Let $\pi_n: \Omega \to \{0,1\}^n$ given by $\omega \to (\omega_1,\omega_2, \dots)$ be a projection and $\mathcal{F_n}=\pi_n^{-1}(\mathcal{B}(\{0,1\}^n))$.
Why is $\mathcal{F}_n$ finite? the way I reason, I am quite convinced that it should be uncountable. Clearly $\mathcal{B}(\{0,1\}^n)$ is the power set on all n sized binary sequences.

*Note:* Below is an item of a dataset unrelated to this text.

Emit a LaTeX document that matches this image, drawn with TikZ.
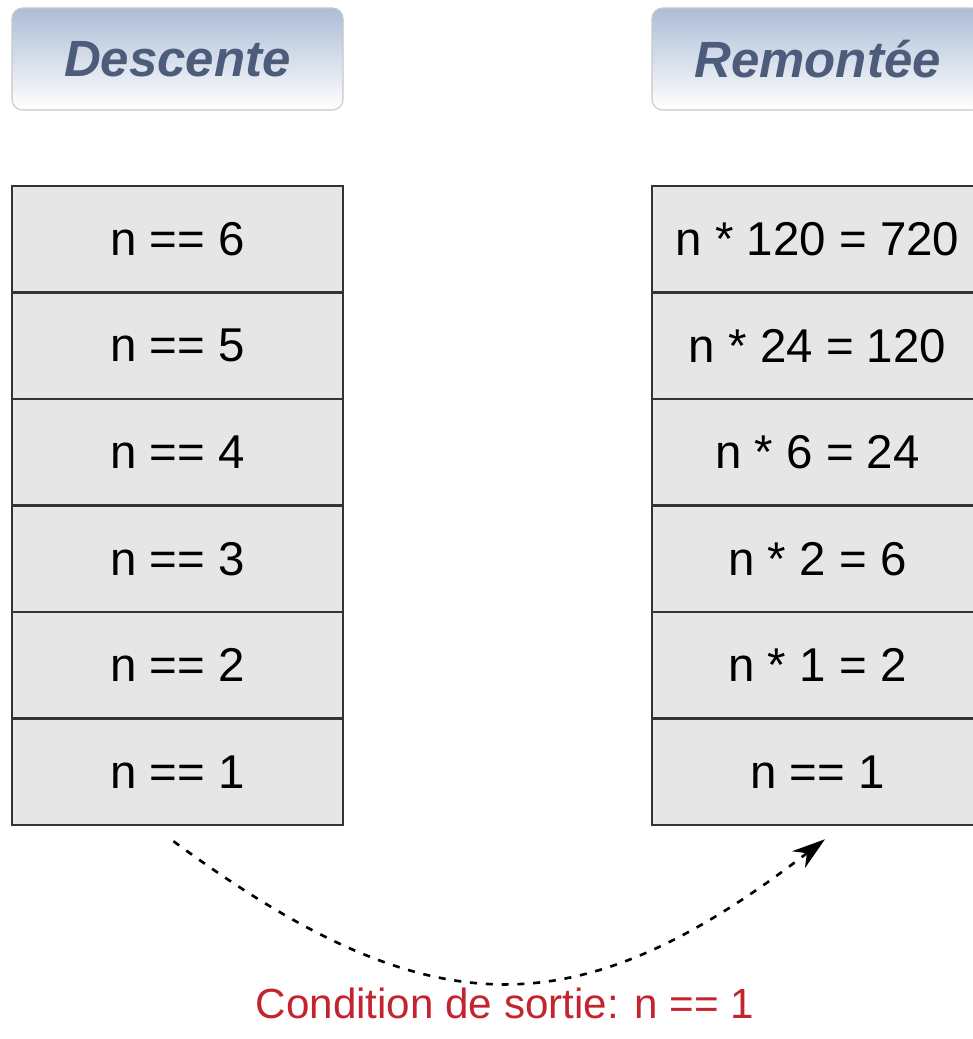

I mean even $\pi_5^{-1}((0,1,0,1,0))$ is the set of all $ \omega \in \{0,1\}^{\mathbb{N}}$ whose first 5 entries are $0,1,0,1,0$.
I am very confused as to why is $\mathcal{F}_n$ is finite.
If $f:X\to Y$ where $Y$ is a finite set then every subcollection $\mathcal V\subseteq\wp(Y)$ is a finite set so that also $f^{-1}(\mathcal V):=\{f^{-1}(V)\mid V\in\mathcal V\}$ is a finite set.
This can be applied on $\pi_n: \Omega \to \{0,1\}^n$ where $\{0,1\}^n$ is a finite set, and $\mathcal{B}(\{0,1\}^n)\subseteq\wp(\{0,1\}^n)$.